Exercise:
Reproduce the listing below exactly, minus its pictures.

Dataset content:
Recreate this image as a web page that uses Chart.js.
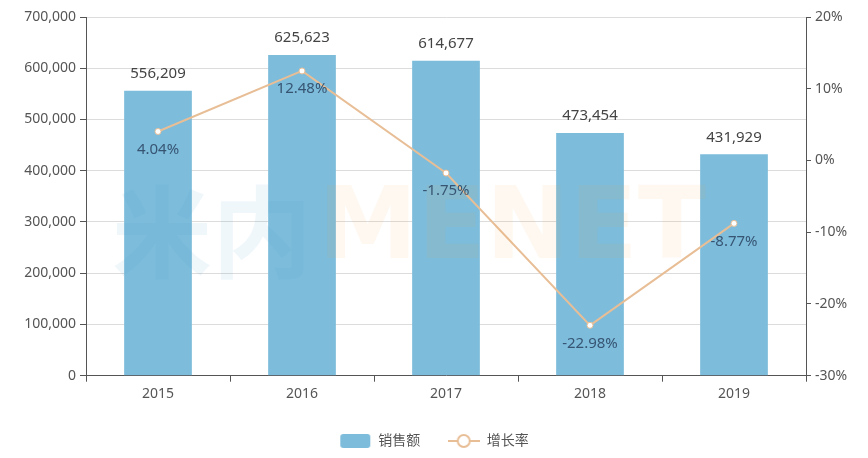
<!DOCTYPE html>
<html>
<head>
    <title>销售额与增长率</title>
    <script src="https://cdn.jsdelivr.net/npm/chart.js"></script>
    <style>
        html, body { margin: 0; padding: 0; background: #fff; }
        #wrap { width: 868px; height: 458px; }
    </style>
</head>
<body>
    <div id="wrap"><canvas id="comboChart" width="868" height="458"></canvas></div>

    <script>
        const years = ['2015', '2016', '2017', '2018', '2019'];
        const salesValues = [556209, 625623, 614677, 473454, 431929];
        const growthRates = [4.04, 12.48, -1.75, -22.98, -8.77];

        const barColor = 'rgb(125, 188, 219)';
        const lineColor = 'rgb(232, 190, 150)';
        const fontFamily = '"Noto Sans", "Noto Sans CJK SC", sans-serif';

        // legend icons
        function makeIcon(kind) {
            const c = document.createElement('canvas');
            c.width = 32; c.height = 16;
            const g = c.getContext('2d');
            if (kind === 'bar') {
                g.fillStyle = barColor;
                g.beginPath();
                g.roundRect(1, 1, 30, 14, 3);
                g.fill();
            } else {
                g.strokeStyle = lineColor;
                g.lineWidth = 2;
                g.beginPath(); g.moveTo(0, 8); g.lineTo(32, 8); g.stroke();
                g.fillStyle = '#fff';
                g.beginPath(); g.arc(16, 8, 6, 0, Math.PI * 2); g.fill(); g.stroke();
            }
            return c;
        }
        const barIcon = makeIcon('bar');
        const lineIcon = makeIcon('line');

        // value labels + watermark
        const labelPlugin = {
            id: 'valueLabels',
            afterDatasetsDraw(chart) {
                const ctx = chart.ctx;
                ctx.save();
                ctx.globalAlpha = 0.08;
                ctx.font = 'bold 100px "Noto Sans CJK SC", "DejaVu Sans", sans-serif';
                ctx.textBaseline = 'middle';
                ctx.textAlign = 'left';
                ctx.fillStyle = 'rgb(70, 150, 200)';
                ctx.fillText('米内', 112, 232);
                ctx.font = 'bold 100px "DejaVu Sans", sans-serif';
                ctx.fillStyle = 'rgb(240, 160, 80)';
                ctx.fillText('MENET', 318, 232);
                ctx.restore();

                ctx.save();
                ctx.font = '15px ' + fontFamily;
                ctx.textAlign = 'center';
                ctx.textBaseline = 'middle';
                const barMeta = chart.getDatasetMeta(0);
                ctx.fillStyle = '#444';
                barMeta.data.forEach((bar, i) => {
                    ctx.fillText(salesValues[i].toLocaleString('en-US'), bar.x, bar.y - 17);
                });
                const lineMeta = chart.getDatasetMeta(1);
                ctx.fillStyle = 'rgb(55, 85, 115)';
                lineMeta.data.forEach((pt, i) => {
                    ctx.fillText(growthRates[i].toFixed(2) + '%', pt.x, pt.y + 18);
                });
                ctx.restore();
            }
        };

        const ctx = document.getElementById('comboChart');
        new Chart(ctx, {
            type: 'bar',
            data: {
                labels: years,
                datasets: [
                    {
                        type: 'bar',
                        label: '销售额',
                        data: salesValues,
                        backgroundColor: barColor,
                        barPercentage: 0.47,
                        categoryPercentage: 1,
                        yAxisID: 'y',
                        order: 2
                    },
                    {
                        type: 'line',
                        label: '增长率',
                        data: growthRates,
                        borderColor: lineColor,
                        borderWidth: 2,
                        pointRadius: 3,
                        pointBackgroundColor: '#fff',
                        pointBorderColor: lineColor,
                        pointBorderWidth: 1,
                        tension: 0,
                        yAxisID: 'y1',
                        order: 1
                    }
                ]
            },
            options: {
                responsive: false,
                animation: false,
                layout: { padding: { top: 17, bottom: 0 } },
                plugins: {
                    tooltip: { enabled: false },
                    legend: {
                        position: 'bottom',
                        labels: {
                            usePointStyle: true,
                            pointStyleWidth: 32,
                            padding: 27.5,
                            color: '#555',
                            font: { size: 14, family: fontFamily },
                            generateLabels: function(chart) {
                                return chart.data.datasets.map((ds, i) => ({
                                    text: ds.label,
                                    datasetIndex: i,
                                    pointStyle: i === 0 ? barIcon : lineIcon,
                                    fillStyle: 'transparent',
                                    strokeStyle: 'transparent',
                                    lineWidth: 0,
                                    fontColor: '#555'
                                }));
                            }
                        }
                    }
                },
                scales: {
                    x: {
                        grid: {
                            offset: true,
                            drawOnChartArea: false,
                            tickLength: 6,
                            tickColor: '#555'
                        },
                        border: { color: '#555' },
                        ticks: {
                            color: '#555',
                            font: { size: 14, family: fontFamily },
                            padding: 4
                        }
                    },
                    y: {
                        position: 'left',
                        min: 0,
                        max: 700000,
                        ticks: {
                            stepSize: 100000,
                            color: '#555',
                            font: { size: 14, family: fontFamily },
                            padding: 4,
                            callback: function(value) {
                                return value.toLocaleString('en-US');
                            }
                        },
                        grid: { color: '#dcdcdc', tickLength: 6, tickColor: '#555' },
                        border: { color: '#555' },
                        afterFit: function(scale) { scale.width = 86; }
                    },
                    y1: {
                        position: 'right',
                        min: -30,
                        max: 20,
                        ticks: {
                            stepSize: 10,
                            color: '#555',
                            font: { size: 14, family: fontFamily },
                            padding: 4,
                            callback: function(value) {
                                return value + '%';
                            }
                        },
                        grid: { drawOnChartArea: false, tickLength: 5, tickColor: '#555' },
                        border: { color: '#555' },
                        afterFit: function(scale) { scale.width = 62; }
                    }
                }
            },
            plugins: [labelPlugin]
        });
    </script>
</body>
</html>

Task result:
Recreate this image as a web page that uses Chart.js.
<!DOCTYPE html>
<html>
<head>
    <title>销售额与增长率</title>
    <script src="https://cdn.jsdelivr.net/npm/chart.js"></script>
    <style>
        html, body { margin: 0; padding: 0; background: #fff; }
        #wrap { width: 868px; height: 458px; }
    </style>
</head>
<body>
    <div id="wrap"><canvas id="comboChart" width="868" height="458"></canvas></div>

    <script>
        const years = ['2015', '2016', '2017', '2018', '2019'];
        const salesValues = [556209, 625623, 614677, 473454, 431929];
        const growthRates = [4.04, 12.48, -1.75, -22.98, -8.77];

        const barColor = 'rgb(125, 188, 219)';
        const lineColor = 'rgb(232, 190, 150)';
        const fontFamily = '"Noto Sans", "Noto Sans CJK SC", sans-serif';

        // legend icons
        function makeIcon(kind) {
            const c = document.createElement('canvas');
            c.width = 32; c.height = 16;
            const g = c.getContext('2d');
            if (kind === 'bar') {
                g.fillStyle = barColor;
                g.beginPath();
                g.roundRect(1, 1, 30, 14, 3);
                g.fill();
            } else {
                g.strokeStyle = lineColor;
                g.lineWidth = 2;
                g.beginPath(); g.moveTo(0, 8); g.lineTo(32, 8); g.stroke();
                g.fillStyle = '#fff';
                g.beginPath(); g.arc(16, 8, 6, 0, Math.PI * 2); g.fill(); g.stroke();
            }
            return c;
        }
        const barIcon = makeIcon('bar');
        const lineIcon = makeIcon('line');

        // value labels + watermark
        const labelPlugin = {
            id: 'valueLabels',
            afterDatasetsDraw(chart) {
                const ctx = chart.ctx;
                ctx.save();
                ctx.globalAlpha = 0.08;
                ctx.font = 'bold 100px "Noto Sans CJK SC", "DejaVu Sans", sans-serif';
                ctx.textBaseline = 'middle';
                ctx.textAlign = 'left';
                ctx.fillStyle = 'rgb(70, 150, 200)';
                ctx.fillText('米内', 112, 232);
                ctx.font = 'bold 100px "DejaVu Sans", sans-serif';
                ctx.fillStyle = 'rgb(240, 160, 80)';
                ctx.fillText('MENET', 318, 232);
                ctx.restore();

                ctx.save();
                ctx.font = '15px ' + fontFamily;
                ctx.textAlign = 'center';
                ctx.textBaseline = 'middle';
                const barMeta = chart.getDatasetMeta(0);
                ctx.fillStyle = '#444';
                barMeta.data.forEach((bar, i) => {
                    ctx.fillText(salesValues[i].toLocaleString('en-US'), bar.x, bar.y - 17);
                });
                const lineMeta = chart.getDatasetMeta(1);
                ctx.fillStyle = 'rgb(55, 85, 115)';
                lineMeta.data.forEach((pt, i) => {
                    ctx.fillText(growthRates[i].toFixed(2) + '%', pt.x, pt.y + 18);
                });
                ctx.restore();
            }
        };

        const ctx = document.getElementById('comboChart');
        new Chart(ctx, {
            type: 'bar',
            data: {
                labels: years,
                datasets: [
                    {
                        type: 'bar',
                        label: '销售额',
                        data: salesValues,
                        backgroundColor: barColor,
                        barPercentage: 0.47,
                        categoryPercentage: 1,
                        yAxisID: 'y',
                        order: 2
                    },
                    {
                        type: 'line',
                        label: '增长率',
                        data: growthRates,
                        borderColor: lineColor,
                        borderWidth: 2,
                        pointRadius: 3,
                        pointBackgroundColor: '#fff',
                        pointBorderColor: lineColor,
                        pointBorderWidth: 1,
                        tension: 0,
                        yAxisID: 'y1',
                        order: 1
                    }
                ]
            },
            options: {
                responsive: false,
                animation: false,
                layout: { padding: { top: 17, bottom: 0 } },
                plugins: {
                    tooltip: { enabled: false },
                    legend: {
                        position: 'bottom',
                        labels: {
                            usePointStyle: true,
                            pointStyleWidth: 32,
                            padding: 27.5,
                            color: '#555',
                            font: { size: 14, family: fontFamily },
                            generateLabels: function(chart) {
                                return chart.data.datasets.map((ds, i) => ({
                                    text: ds.label,
                                    datasetIndex: i,
                                    pointStyle: i === 0 ? barIcon : lineIcon,
                                    fillStyle: 'transparent',
                                    strokeStyle: 'transparent',
                                    lineWidth: 0,
                                    fontColor: '#555'
                                }));
                            }
                        }
                    }
                },
                scales: {
                    x: {
                        grid: {
                            offset: true,
                            drawOnChartArea: false,
                            tickLength: 6,
                            tickColor: '#555'
                        },
                        border: { color: '#555' },
                        ticks: {
                            color: '#555',
                            font: { size: 14, family: fontFamily },
                            padding: 4
                        }
                    },
                    y: {
                        position: 'left',
                        min: 0,
                        max: 700000,
                        ticks: {
                            stepSize: 100000,
                            color: '#555',
                            font: { size: 14, family: fontFamily },
                            padding: 4,
                            callback: function(value) {
                                return value.toLocaleString('en-US');
                            }
                        },
                        grid: { color: '#dcdcdc', tickLength: 6, tickColor: '#555' },
                        border: { color: '#555' },
                        afterFit: function(scale) { scale.width = 86; }
                    },
                    y1: {
                        position: 'right',
                        min: -30,
                        max: 20,
                        ticks: {
                            stepSize: 10,
                            color: '#555',
                            font: { size: 14, family: fontFamily },
                            padding: 4,
                            callback: function(value) {
                                return value + '%';
                            }
                        },
                        grid: { drawOnChartArea: false, tickLength: 5, tickColor: '#555' },
                        border: { color: '#555' },
                        afterFit: function(scale) { scale.width = 62; }
                    }
                }
            },
            plugins: [labelPlugin]
        });
    </script>
</body>
</html>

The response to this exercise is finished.